Followed by an exhortation to “Read in the future as required”.

I think my answers would be:

  1. More smells – Fairy Liquid and burning turf reminds me of my granny in Ireland, wallflowers reminds me of spring in my mum’s garden, Pete’s deodorant… reminds me of Pete, incense of Bali, jasmine of Thai garlands, and so on. The sense of smell is something I underestimate and don’t think of when compared with putting on some music, for example.
  2. Be kind, listen, don’t judge (yeah, hard).
  3. Get someone who cares to seek out someone who can do the above.

I don’t know why I’m posting this particularly, apart from the Wellcome Trust always puts on a good exhibition that packs a tonne of information and things to think about (their ‘Death’ one from a couple of years ago was fantastic).

But also I suppose because this is something that has affected me and many people I know. Anyone can be affected by mental health issues and vulnerable at different times of their life – and my experience has ranged from drunken earworms that have driven me to madness in my sleep (Spanish Flea by Herb Alpert was the worst) to an extended depressive episode caused by complicated grief which meant I couldn’t stop crying (mostly at really inappropriate work times) to having visual hallucinations for a few hours after experiencing something traumatic. And that’s just me; for two years I was in a relationship with someone who was bi-polar and with multiple personality disorder (now known as dissociative identity disorder). The mind is a delicate and fascinating thing. So I guess that’s why I’m posting this. It’s been on my mind. I might have to write about this some more. Or not. We’ll see.

Day 26: London leaving lunch

Visiting that London for a farewell lunch with work colleagues and a catch-up at the agency I freelance for (or rather freelanced for). It’s been nearly four weeks but I feel I haven’t actually started my sabbatical yet. Been too busy lancing my travel boil (sorry).

Pictures now up from Wales and Italy.

Now very ready to get on with other things. November will be all about creative writing and getting a bit fitter.

Day 24: Florence, Fat Fluffs and a farewell

I think I fell a little bit in love with Italy last week despite its October chills. Florence, the Cinque Terre and Pisa photos are to be uploaded but here are three of them, starting with the classic shot of Vernazza, which only those walking the steep trails from Monterosso get to take. (My calves still hurt five days on.)

The picture postcard shot. #vernazza

A photo posted by fionacu (@fionacu) on

One of my favourite snaps from Florence – amid the Renaissance sculptures and statues – was this golden man casually riding a giant golden sea turtle. Well played Flo! Perfectly positioned amusing incongruity.

Dude riding a golden sea turtle.

A photo posted by fionacu (@fionacu) on

Finally, there’s only one shot you need to take in Pisa, and we just about made it after a storm stuffed up our train back from Monterosso to Pisa Airport. It’s not the greatest shot but it’s a shot. Conclusion: it’s very leany.
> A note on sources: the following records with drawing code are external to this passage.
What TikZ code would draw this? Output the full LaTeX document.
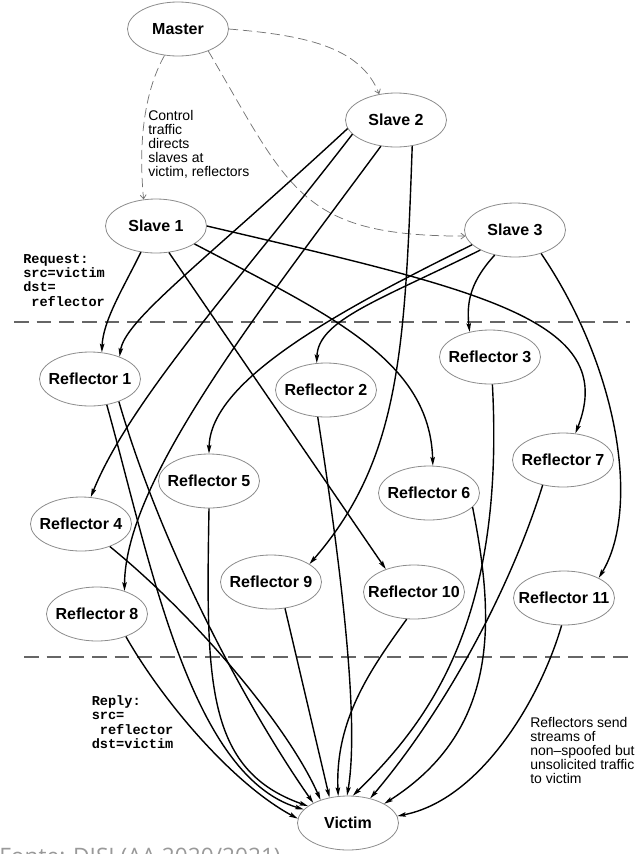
\documentclass[tikz,border=0pt]{standalone}
\usepackage{fontspec}
\setmainfont{Liberation Sans}
\setmonofont{Liberation Mono}
\newfontfamily\footfont{Open Sans}
\usetikzlibrary{shapes.geometric, arrows.meta}
\newcommand{\lbl}[1]{\makebox[0pt]{#1}}

\begin{document}
\begin{tikzpicture}[x=0.75pt, y=-0.75pt,
	ent/.style={ellipse, draw=black!45, line width=0.6pt, minimum width=75.75pt, minimum height=40.5pt, inner sep=0pt, font=\bfseries\fontsize{12}{14}\selectfont},
	req/.style={-{Stealth[length=6.5pt, width=3.4pt, inset=1.2pt]}, line width=1.05pt},
	ctrl/.style={-{Straight Barb[length=3pt, width=4.5pt]}, draw=black!55, line width=0.55pt, dash pattern=on 7pt off 3.5pt},
	sep/.style={draw=black!60, line width=1.1pt, dash pattern=on 11pt off 6pt},
	note/.style={inner sep=0pt, anchor=north west, align=left, font=\fontsize{10.5}{10.5}\selectfont},
	code/.style={inner sep=0pt, anchor=north west, align=left, font=\ttfamily\bfseries\fontsize{10.2}{10.7}\selectfont}]
	\useasboundingbox (0,0) rectangle (636,854);

	\node[ent] (m) at (178,29) {\lbl{Master}};
	\node[ent] (s2) at (396,120) {\lbl{Slave 2}};
	\node[ent] (s1) at (156,226) {\lbl{Slave 1}};
	\node[ent] (s3) at (515,230) {\lbl{Slave 3}};
	\node[ent] (r1) at (90,379) {\lbl{Reflector 1}};
	\node[ent] (r2) at (326,390) {\lbl{Reflector 2}};
	\node[ent] (r3) at (490,357) {\lbl{Reflector 3}};
	\node[ent] (r4) at (81,524) {\lbl{Reflector 4}};
	\node[ent] (r5) at (209,481) {\lbl{Reflector 5}};
	\node[ent] (r6) at (429,493) {\lbl{Reflector 6}};
	\node[ent] (r7) at (563,460) {\lbl{Reflector 7}};
	\node[ent] (r8) at (97,614) {\lbl{Reflector 8}};
	\node[ent] (r9) at (271,582) {\lbl{Reflector 9}};
	\node[ent] (r10) at (414,592) {\lbl{Reflector 10}};
	\node[ent] (r11) at (564,598) {\lbl{Reflector 11}};
	\node[ent] (v) at (348,823) {\lbl{Victim}};

	\node[note] (ctl) at (148,110.5) {Control\\traffic\\directs\\slaves at\\victim, reflectors};
	\node[code] (rq) at (23,254) {Request:\\src=victim\\dst=\\\phantom{x}reflector};
	\node[code] (rp) at (91.5,695.5) {Reply:\\src=\\\phantom{x}reflector\\dst=victim};
	\node[note] (snd) at (530,717) {Reflectors send\\streams of\\non--spoofed but\\unsolicited traffic\\to victim};
	\node[anchor=base west, inner sep=0pt, text=black!40, font=\footfont\fontsize{17}{20}\selectfont] (src) at (-1,864) {Fonte: DISI (AA 2020/2021)};

	\draw[sep] (14,322) -- (630,322);
	\draw[sep] (24,657) -- (636,657);

	\draw[ctrl] (m.east) .. controls (300,35) and (360,45) .. (s2.123);
	\draw[ctrl] (m.243) .. controls (145,90) and (138,140) .. (s1.115);
	\draw[ctrl] (m.324) .. controls (290,190) and (300,236) .. (s3.187);

	\draw[req] (s1.240) .. controls (125,285) and (103,320) .. (r1.66);
	\draw[req] (s1.296) -- (r10.141);
	\draw[req] (s1.335) .. controls (330,315) and (430,360) .. (r6.82);
	\draw[req] (s1.east) .. controls (480,290) and (620,320) .. (r7.65);

	\draw[req] (s2.190) .. controls (200,265) and (125,320) .. (r1.37);
	\draw[req] (s2.198) .. controls (240,280) and (130,400) .. (r4.70);
	\draw[req] (s2.240) .. controls (260,310) and (125,480) .. (r8.40);
	\draw[req] (s2.302) .. controls (405,350) and (400,460) .. (r9.25);

	\draw[req] (s3.210) .. controls (380,300) and (318,320) .. (r2.109);
	\draw[req] (s3.199) .. controls (340,310) and (210,380) .. (r5.north);
	\draw[req] (s3.231) .. controls (472,280) and (466,300) .. (r3.129);
	\draw[req] (s3.318) .. controls (620,370) and (640,510) .. (r11.30);

	\draw[req] (r1.303) .. controls (150,560) and (190,775) .. (v.163);
	\draw[req] (r1.322) .. controls (165,560) and (255,720) .. (v.150);
	\draw[req] (r4.322) .. controls (200,620) and (290,730) .. (v.140);
	\draw[req] (r5.south) .. controls (206,680) and (205,770) .. (v.157);
	\draw[req] (r8.322) .. controls (165,705) and (235,785) .. (v.175);
	\draw[req] (r9.298) -- (v.126);
	\draw[req] (r10.255) .. controls (370,670) and (335,720) .. (v.110);
	\draw[req] (r2.253) .. controls (340,560) and (360,720) .. (v.92);
	\draw[req] (r3.275) .. controls (505,620) and (430,720) .. (v.80);
	\draw[req] (r7.231) .. controls (510,590) and (445,710) .. (v.48);
	\draw[req] (r6.342) .. controls (495,620) and (500,730) .. (v.28);
	\draw[req] (r11.265) .. controls (540,700) and (480,800) .. (v.8);
\end{tikzpicture}
\end{document}
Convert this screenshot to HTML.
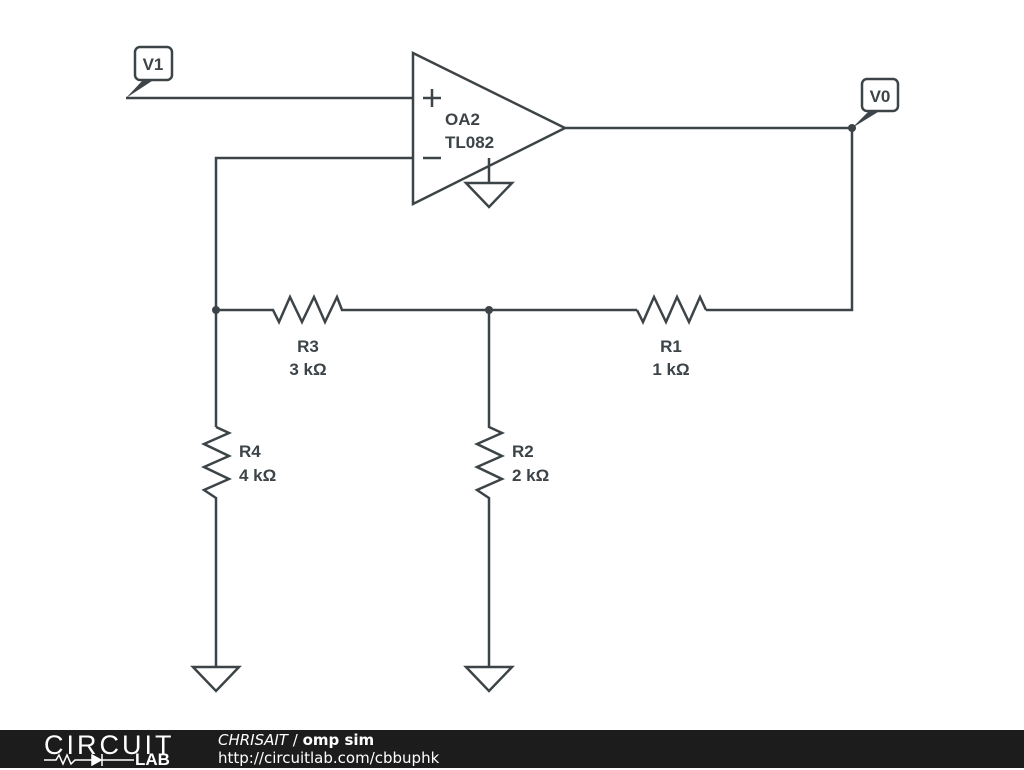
<!DOCTYPE html>
<html><head><meta charset="utf-8"><style>
body{margin:0;width:1024px;height:768px;background:#fff;overflow:hidden;position:relative;font-family:"Liberation Sans",sans-serif}
svg{position:absolute;left:0;top:0}
.f{position:absolute;left:0;top:730px;width:1024px;height:38px;background:#1c1c1c}
</style></head><body>
<svg width="1024" height="768" viewBox="0 0 1024 768">
<g stroke="#3d4448" stroke-width="2.5" fill="none" stroke-linejoin="miter">
<polygon points="413,53 413,204 565,128"/>
<line x1="423" y1="98" x2="441" y2="98"/><line x1="432" y1="89" x2="432" y2="107"/>
<line x1="423" y1="158" x2="441" y2="158"/>
<line x1="489" y1="158" x2="489" y2="183"/>
<polygon points="466,183 512,183 489,207"/>
<polyline points="126,98 413,98"/>
<polyline points="413,158 216,158 216,427"/>
<polyline points="565,128 852,128 852,310 706,310"/>
<polyline points="216,310 273,310 279,322 290,297 302,322 314,297 325,322 337,297 342,310 637,310"/>
<polyline points="637,310 643,322 654,297 666,322 677,297 689,322 700,297 706,310"/>
<polyline points="216,427 229,433 204,444 229,456 204,467 229,479 204,490 216,498 216,667"/>
<polyline points="489,310 489,427 502,433 477,444 502,456 477,467 502,479 477,490 489,498 489,667"/>
<polygon points="193,667 239,667 216,691"/>
<polygon points="466,667 512,667 489,691"/>
<rect x="135" y="47" width="37" height="33" rx="5" fill="#fff"/>
<rect x="862" y="79" width="36" height="32" rx="5" fill="#fff"/>
</g>
<polygon points="126,98 142,81 152,81" fill="#3d4448"/>
<polygon points="852,128 868,112 878,112" fill="#3d4448"/>
<circle cx="216" cy="310" r="4" fill="#3d4448"/>
<circle cx="489" cy="310" r="4" fill="#3d4448"/>
<circle cx="852" cy="128" r="4" fill="#3d4448"/>
<g fill="#3d4448" font-family="Liberation Sans,sans-serif" font-weight="bold" font-size="17">
<text x="153" y="70" text-anchor="middle">V1</text>
<text x="880" y="102" text-anchor="middle">V0</text>
<text x="445" y="125">OA2</text>
<text x="445" y="148">TL082</text>
<text x="308" y="352" text-anchor="middle">R3</text>
<text x="308" y="375" text-anchor="middle">3 kΩ</text>
<text x="671" y="352" text-anchor="middle">R1</text>
<text x="671" y="375" text-anchor="middle">1 kΩ</text>
<text x="239" y="457">R4</text>
<text x="239" y="481">4 kΩ</text>
<text x="512" y="457">R2</text>
<text x="512" y="481">2 kΩ</text>
</g>
</svg>
<div class="f">
<div style="position:absolute;left:44px;top:0;color:#fff;font-size:27px;letter-spacing:3px;font-weight:300">CIRCUIT</div>
<div style="position:absolute;left:135px;top:20px;color:#fff;font-size:17px;font-weight:bold">LAB</div>
<svg style="position:absolute;left:44px;top:22px" width="90" height="14"><g stroke="#fff" stroke-width="1.5" fill="none"><polyline points="0,8 12,8 15,3 19,12 23,3 27,12 31,8 48,8"/><polygon points="48,3 48,13 57,8" fill="#fff"/><line x1="58" y1="2" x2="58" y2="14"/><line x1="58" y1="8" x2="90" y2="8"/></g></svg>
<div style="position:absolute;left:218px;top:1px;color:#fff;font-size:15px;font-family:'DejaVu Sans',sans-serif"><i>CHRISAIT</i> / <b>omp sim</b></div>
<div style="position:absolute;left:218px;top:19px;color:#fff;font-size:15px;font-family:'DejaVu Sans',sans-serif">http://circuitlab.com/cbbuphk</div>
</div>
</body></html>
It’s good to be back and get on with life though. Today was part work and part checking up on our bunnies who are going through a bonding with other rabbits at Fat Fluffs rescue and sanctuary. There was a quad, now down to a trio after Bert at the back there started pushing his weight around. Hopefully we can pick them up on Wednesday. Bunminster and Joy grooming each other is a massive breakthrough; new bun Hayley is obviously providing the right balance for harmony. (That or Bert stress-bonded them all together.)

A carvery lunch with the family was next as we wished bon voyage to my niece Hannah who is jetting off to Australia in a couple of weeks to start her working holiday visa year. This is something that I did back in 1999 and I have to say it changed my life. It’s great to see her stepping out into her own big adventure.

Finally I had an hour-long feed and cuddle with my new great nephew Matthew, who we are still counting in weeks-old. Yes, he chucked milk down me and yes it was great.

There are always many things in the world to worry about, particularly right now, but these are the lovely things and I have many reasons to feel blessed today.